> _EXTRACTED ENTRIES_:
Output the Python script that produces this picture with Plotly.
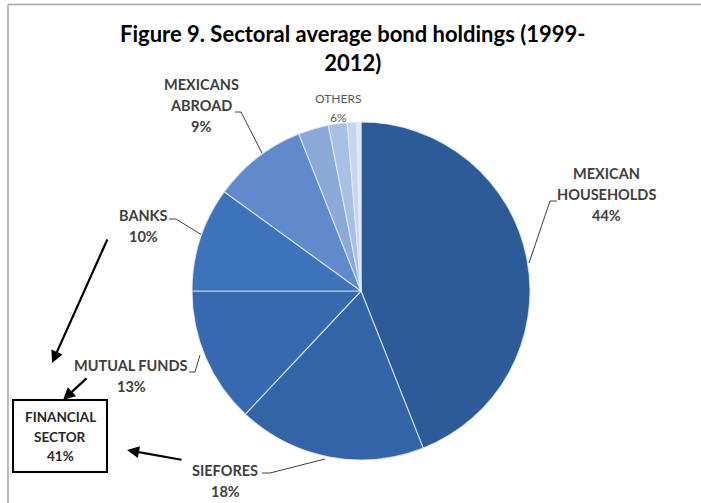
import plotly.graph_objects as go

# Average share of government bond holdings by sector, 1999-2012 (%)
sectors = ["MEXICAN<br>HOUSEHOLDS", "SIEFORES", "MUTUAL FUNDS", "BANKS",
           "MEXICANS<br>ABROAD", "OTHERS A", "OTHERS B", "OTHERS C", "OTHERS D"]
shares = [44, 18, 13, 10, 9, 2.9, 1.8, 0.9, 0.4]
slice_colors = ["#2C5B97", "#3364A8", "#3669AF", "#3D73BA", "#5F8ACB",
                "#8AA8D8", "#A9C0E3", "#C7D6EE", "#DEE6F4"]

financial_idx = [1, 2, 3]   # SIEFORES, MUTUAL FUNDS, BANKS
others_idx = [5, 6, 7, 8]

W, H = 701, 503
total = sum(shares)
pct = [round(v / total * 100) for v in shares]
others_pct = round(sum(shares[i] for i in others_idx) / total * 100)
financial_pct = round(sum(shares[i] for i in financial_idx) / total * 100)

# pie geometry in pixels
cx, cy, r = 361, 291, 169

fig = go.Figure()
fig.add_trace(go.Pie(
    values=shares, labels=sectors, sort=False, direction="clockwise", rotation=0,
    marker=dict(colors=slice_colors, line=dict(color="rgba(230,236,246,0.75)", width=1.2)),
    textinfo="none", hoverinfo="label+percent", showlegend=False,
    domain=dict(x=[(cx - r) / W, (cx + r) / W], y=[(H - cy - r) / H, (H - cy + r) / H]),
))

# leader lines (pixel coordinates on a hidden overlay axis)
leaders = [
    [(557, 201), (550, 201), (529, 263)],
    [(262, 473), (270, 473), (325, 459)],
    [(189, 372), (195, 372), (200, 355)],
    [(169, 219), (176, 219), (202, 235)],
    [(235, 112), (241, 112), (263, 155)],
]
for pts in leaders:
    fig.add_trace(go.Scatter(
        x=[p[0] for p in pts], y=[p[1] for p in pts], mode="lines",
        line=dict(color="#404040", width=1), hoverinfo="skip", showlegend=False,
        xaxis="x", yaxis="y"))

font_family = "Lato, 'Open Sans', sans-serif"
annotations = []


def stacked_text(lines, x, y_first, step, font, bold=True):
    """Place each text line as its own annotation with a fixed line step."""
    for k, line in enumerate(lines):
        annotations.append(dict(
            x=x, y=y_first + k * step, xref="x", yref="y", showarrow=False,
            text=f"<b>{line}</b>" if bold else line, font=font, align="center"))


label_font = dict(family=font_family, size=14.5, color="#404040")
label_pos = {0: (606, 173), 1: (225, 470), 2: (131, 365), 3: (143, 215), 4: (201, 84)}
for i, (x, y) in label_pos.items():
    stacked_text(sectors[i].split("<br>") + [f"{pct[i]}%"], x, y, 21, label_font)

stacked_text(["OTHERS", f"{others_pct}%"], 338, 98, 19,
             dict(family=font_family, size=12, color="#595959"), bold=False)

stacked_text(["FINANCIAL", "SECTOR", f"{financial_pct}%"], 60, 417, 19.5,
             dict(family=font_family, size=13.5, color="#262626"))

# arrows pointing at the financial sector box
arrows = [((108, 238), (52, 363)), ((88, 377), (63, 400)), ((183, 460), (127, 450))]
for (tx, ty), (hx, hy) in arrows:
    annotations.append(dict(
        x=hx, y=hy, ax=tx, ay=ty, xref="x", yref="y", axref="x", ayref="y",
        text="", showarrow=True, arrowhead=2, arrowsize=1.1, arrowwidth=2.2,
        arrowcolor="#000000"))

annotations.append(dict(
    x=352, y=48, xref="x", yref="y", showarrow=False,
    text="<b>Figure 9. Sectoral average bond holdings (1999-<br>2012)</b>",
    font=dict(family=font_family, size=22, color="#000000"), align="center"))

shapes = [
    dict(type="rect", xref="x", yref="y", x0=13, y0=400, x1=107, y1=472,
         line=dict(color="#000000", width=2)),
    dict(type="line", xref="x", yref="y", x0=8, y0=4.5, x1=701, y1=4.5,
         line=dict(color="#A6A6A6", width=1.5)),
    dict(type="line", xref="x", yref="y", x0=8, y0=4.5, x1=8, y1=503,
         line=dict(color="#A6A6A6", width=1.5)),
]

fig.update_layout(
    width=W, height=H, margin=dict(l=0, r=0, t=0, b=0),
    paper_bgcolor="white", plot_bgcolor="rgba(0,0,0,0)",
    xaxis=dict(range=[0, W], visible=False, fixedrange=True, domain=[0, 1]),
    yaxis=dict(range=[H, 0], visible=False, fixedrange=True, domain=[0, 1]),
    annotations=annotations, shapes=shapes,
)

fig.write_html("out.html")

...

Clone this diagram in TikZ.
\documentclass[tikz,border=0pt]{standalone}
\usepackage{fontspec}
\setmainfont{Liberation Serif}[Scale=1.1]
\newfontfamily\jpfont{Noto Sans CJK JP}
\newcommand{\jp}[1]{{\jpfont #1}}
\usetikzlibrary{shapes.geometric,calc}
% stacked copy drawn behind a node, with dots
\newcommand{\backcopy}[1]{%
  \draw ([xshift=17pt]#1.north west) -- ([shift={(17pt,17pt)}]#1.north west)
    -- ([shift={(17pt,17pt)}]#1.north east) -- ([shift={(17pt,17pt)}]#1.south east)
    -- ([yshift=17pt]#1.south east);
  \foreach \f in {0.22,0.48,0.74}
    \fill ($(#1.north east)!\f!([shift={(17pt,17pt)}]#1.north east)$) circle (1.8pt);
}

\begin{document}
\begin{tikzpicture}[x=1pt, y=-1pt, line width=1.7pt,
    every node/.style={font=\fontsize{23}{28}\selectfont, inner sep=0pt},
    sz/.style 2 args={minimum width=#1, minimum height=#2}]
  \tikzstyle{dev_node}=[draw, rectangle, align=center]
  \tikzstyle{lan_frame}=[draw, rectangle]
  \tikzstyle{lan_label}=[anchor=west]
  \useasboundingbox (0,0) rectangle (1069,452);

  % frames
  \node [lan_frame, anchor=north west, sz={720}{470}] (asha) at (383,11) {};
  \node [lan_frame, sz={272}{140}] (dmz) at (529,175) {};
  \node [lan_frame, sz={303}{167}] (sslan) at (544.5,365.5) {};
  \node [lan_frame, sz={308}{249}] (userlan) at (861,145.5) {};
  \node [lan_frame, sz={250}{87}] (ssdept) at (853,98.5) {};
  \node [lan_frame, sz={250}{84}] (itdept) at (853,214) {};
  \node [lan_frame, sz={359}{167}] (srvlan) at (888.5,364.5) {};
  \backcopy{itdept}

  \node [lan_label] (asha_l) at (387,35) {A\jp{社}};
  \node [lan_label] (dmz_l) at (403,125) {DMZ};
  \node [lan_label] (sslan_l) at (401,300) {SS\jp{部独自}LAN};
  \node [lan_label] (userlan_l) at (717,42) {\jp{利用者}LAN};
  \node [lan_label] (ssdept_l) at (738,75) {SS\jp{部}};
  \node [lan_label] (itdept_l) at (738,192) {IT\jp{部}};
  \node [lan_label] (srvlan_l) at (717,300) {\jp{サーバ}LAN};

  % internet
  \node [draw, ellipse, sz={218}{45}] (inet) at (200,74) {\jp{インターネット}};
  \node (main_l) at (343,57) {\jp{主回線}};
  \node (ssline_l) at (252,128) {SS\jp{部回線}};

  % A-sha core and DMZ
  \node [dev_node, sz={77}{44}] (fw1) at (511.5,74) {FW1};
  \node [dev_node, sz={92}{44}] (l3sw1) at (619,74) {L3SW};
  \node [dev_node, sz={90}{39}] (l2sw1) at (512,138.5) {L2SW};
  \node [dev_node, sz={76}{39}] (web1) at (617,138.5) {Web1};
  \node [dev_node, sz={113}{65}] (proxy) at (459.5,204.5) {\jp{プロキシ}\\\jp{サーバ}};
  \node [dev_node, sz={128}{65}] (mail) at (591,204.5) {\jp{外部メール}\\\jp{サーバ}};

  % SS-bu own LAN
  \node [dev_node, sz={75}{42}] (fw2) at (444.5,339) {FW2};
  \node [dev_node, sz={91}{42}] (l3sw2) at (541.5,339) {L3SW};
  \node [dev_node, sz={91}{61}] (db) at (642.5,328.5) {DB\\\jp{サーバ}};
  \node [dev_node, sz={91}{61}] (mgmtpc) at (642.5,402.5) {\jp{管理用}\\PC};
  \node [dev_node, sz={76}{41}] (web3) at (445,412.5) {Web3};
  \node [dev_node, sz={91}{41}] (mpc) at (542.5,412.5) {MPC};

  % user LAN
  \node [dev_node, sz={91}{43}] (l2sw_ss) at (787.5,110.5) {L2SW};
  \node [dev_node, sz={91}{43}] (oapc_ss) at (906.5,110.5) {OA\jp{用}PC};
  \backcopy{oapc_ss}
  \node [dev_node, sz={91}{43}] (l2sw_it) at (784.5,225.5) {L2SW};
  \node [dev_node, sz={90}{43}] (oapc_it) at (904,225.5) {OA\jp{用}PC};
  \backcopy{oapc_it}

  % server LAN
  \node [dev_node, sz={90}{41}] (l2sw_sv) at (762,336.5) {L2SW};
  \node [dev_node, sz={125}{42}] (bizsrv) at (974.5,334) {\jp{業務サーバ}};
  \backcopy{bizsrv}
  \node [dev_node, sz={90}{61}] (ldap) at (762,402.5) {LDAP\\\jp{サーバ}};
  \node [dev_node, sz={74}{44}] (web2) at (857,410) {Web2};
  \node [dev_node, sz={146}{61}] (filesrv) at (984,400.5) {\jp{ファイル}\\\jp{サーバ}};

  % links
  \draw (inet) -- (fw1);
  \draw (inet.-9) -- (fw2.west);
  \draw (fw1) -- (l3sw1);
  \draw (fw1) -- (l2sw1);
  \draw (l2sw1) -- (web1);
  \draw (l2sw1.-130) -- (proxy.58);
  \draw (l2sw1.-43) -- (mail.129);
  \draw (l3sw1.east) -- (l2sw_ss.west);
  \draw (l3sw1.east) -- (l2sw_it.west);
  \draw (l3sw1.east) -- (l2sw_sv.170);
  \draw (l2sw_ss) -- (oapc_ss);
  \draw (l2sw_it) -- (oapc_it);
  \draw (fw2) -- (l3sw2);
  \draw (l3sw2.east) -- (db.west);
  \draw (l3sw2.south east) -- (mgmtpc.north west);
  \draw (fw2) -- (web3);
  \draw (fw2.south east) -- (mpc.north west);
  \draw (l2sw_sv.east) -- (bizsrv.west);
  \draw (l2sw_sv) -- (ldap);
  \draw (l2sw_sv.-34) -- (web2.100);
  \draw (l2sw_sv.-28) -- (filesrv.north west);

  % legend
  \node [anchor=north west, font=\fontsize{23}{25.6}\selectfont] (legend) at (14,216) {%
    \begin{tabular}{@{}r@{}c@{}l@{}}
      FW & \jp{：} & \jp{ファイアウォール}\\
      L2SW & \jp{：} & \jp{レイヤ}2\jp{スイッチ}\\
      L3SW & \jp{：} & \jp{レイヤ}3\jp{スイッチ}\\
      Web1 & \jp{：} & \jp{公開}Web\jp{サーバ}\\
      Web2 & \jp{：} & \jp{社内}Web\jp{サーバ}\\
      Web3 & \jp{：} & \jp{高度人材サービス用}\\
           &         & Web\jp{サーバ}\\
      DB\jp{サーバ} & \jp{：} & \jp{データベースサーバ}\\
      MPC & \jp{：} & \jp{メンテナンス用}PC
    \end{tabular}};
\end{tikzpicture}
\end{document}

> _WHAT NEEDS TO BE DONE_: Reproduce exactly the lines from the line with "Clone this diagram in TikZ." to the line with "(0,0) rectangle (1069,452);", both end lines included.

> _REPLY_:
Clone this diagram in TikZ.
\documentclass[tikz,border=0pt]{standalone}
\usepackage{fontspec}
\setmainfont{Liberation Serif}[Scale=1.1]
\newfontfamily\jpfont{Noto Sans CJK JP}
\newcommand{\jp}[1]{{\jpfont #1}}
\usetikzlibrary{shapes.geometric,calc}
% stacked copy drawn behind a node, with dots
\newcommand{\backcopy}[1]{%
  \draw ([xshift=17pt]#1.north west) -- ([shift={(17pt,17pt)}]#1.north west)
    -- ([shift={(17pt,17pt)}]#1.north east) -- ([shift={(17pt,17pt)}]#1.south east)
    -- ([yshift=17pt]#1.south east);
  \foreach \f in {0.22,0.48,0.74}
    \fill ($(#1.north east)!\f!([shift={(17pt,17pt)}]#1.north east)$) circle (1.8pt);
}

\begin{document}
\begin{tikzpicture}[x=1pt, y=-1pt, line width=1.7pt,
    every node/.style={font=\fontsize{23}{28}\selectfont, inner sep=0pt},
    sz/.style 2 args={minimum width=#1, minimum height=#2}]
  \tikzstyle{dev_node}=[draw, rectangle, align=center]
  \tikzstyle{lan_frame}=[draw, rectangle]
  \tikzstyle{lan_label}=[anchor=west]
  \useasboundingbox (0,0) rectangle (1069,452);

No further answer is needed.